• _DATA IN THIS EXERCISE_:
....

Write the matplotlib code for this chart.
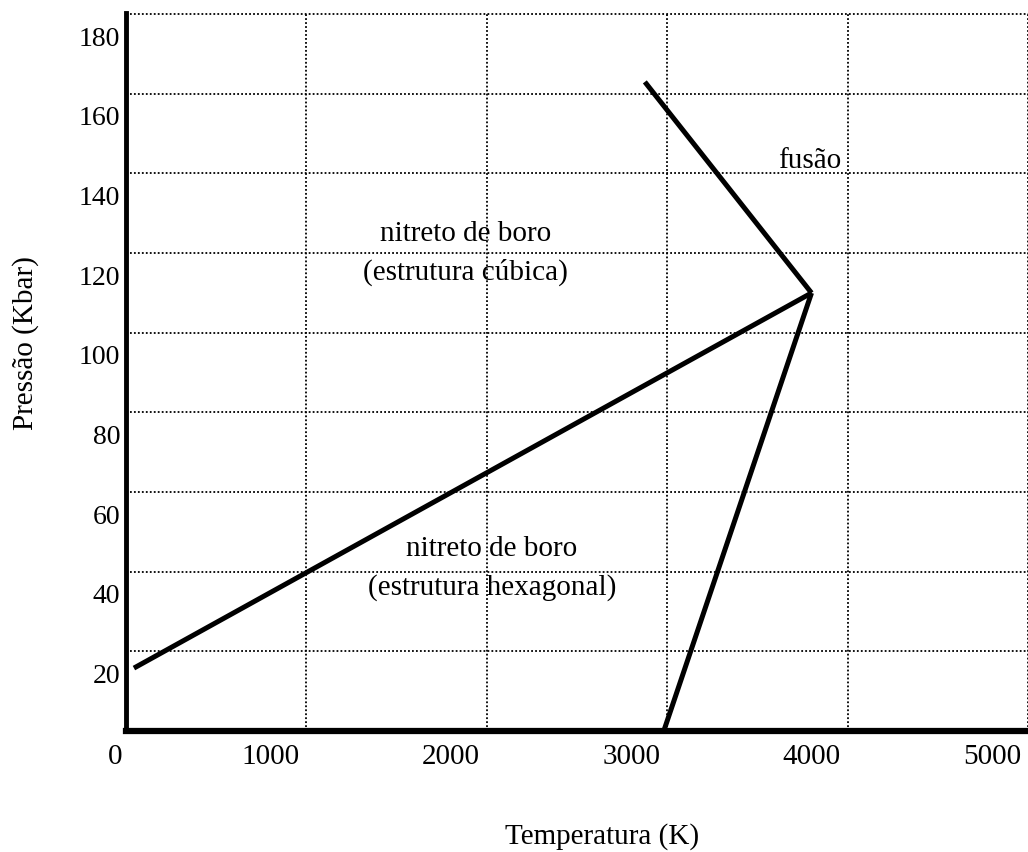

....

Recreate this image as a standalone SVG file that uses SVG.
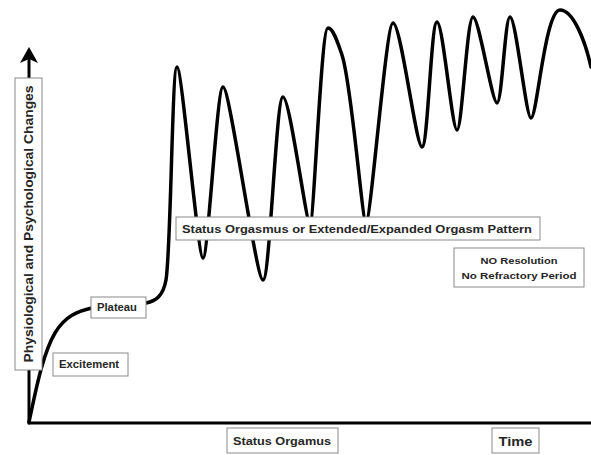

....

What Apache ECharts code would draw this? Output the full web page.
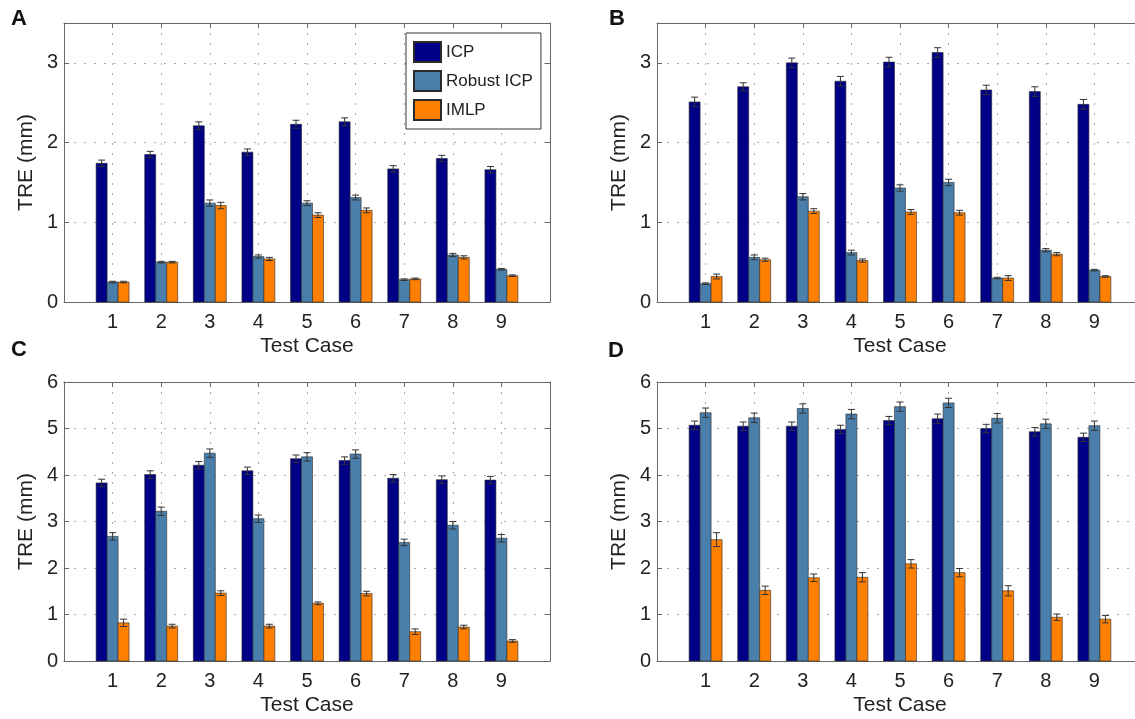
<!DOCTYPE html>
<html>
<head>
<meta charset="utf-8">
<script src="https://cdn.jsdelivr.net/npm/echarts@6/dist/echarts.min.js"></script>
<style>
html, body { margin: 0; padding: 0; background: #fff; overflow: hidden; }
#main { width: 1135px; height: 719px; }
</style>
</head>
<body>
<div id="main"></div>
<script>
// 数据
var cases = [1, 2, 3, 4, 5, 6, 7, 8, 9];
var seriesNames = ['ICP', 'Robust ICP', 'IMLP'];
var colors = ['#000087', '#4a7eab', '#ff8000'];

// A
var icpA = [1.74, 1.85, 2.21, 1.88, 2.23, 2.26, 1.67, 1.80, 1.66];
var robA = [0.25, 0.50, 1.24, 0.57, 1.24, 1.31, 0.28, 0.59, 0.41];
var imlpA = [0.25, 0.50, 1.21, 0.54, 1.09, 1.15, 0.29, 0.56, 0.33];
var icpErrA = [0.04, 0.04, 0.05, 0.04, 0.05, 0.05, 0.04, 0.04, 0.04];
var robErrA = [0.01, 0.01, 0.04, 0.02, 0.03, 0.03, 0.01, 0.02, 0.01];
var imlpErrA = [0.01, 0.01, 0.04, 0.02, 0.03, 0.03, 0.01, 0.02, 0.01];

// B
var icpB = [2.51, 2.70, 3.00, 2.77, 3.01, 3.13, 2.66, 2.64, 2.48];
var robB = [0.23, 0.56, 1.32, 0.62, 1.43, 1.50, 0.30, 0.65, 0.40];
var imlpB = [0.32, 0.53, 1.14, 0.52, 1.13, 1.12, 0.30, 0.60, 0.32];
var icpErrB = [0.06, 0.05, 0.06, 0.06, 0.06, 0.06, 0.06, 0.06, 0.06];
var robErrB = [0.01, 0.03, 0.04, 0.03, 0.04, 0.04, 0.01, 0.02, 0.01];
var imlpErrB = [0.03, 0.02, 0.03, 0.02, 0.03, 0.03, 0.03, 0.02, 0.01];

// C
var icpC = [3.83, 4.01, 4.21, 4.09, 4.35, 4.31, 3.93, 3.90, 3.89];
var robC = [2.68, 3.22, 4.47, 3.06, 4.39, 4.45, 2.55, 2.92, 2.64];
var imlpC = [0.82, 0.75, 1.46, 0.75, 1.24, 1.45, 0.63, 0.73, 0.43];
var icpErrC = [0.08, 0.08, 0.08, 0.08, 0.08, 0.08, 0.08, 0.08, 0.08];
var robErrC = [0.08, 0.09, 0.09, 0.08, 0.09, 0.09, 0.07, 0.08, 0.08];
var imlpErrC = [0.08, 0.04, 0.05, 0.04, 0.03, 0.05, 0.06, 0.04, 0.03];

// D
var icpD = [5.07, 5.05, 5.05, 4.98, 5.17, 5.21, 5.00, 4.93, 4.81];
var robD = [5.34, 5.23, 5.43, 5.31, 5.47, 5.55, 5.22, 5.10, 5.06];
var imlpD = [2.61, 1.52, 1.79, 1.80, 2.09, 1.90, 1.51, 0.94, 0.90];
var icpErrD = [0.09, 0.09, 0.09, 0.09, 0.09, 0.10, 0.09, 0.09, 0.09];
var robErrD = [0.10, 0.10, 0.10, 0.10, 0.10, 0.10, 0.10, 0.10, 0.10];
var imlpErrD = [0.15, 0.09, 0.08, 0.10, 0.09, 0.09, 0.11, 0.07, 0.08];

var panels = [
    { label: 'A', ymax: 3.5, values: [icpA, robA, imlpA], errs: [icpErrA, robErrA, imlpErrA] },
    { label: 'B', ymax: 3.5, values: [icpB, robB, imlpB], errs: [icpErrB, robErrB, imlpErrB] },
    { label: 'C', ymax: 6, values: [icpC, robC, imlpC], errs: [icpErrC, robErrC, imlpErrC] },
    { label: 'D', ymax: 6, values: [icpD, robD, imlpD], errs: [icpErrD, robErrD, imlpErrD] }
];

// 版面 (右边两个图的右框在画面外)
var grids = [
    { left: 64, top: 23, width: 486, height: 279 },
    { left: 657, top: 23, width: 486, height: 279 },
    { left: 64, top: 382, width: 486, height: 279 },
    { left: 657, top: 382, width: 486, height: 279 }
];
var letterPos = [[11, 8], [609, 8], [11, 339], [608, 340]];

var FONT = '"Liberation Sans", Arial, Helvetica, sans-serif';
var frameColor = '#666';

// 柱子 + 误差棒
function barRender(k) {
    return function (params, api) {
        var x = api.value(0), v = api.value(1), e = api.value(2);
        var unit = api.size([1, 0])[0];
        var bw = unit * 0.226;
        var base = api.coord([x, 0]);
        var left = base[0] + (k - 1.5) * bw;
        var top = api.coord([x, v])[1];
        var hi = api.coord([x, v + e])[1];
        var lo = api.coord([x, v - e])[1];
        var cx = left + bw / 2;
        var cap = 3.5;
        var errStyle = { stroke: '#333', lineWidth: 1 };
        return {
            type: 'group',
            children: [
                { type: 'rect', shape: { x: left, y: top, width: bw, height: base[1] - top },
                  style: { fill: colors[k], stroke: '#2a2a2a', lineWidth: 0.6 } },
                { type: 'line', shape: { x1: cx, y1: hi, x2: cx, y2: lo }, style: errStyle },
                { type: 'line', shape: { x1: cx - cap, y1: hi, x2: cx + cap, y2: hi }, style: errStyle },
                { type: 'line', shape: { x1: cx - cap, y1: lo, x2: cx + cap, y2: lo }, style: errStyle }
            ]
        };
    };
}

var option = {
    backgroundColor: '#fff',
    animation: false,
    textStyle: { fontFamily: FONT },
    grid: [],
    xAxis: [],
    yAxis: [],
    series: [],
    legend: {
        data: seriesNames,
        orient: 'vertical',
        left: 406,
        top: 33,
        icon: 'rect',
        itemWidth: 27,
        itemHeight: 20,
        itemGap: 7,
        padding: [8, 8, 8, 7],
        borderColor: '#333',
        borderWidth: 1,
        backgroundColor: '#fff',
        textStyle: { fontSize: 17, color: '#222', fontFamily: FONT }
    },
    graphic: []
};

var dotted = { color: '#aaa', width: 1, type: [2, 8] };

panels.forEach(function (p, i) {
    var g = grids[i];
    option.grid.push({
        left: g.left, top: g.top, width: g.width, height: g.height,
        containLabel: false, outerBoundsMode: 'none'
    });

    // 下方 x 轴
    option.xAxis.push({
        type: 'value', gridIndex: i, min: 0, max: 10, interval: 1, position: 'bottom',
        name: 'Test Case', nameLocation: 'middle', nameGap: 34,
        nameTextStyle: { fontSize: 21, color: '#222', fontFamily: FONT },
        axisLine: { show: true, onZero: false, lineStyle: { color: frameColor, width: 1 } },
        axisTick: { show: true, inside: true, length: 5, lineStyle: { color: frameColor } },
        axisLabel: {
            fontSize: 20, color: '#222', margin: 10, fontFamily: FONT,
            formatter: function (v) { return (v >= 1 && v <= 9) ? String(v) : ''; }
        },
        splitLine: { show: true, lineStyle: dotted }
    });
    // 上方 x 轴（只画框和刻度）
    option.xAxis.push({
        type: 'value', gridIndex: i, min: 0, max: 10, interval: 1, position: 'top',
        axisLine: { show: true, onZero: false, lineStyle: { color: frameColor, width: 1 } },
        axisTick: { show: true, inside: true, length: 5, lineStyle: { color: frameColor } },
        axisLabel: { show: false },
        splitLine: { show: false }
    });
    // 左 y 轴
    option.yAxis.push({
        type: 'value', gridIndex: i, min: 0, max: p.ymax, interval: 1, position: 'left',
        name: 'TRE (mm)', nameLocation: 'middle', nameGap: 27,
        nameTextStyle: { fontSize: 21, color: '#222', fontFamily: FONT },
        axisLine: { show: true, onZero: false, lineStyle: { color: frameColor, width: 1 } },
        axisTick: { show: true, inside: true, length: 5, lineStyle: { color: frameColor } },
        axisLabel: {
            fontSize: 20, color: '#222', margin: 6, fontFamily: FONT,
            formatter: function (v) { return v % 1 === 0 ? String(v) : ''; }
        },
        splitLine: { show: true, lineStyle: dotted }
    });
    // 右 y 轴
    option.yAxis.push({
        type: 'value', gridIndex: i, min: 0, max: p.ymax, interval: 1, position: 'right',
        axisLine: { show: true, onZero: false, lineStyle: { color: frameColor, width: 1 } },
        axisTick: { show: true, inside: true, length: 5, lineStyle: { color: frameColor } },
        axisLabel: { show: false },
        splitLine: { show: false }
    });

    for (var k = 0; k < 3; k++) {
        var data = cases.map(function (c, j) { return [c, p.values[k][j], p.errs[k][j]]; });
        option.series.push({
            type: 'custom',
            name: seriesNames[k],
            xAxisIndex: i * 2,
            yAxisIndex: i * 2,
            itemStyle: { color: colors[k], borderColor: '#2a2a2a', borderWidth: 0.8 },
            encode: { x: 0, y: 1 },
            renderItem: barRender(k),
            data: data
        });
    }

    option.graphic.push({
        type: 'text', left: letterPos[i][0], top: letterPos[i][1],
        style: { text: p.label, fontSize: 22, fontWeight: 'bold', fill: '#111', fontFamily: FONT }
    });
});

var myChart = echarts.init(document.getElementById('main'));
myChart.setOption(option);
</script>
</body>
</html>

....

• _DIRECTIVE_: Using the entries above, reproduce word for word only the lines from the one that contains "What Apache ECharts" to the one that contains "var colors = ['#000087', '#4a7eab', '#ff8000'];", both ends included, and drop every picture.

• _ANSWER IN FULL_:
What Apache ECharts code would draw this? Output the full web page.
<!DOCTYPE html>
<html>
<head>
<meta charset="utf-8">
<script src="https://cdn.jsdelivr.net/npm/echarts@6/dist/echarts.min.js"></script>
<style>
html, body { margin: 0; padding: 0; background: #fff; overflow: hidden; }
#main { width: 1135px; height: 719px; }
</style>
</head>
<body>
<div id="main"></div>
<script>
// 数据
var cases = [1, 2, 3, 4, 5, 6, 7, 8, 9];
var seriesNames = ['ICP', 'Robust ICP', 'IMLP'];
var colors = ['#000087', '#4a7eab', '#ff8000'];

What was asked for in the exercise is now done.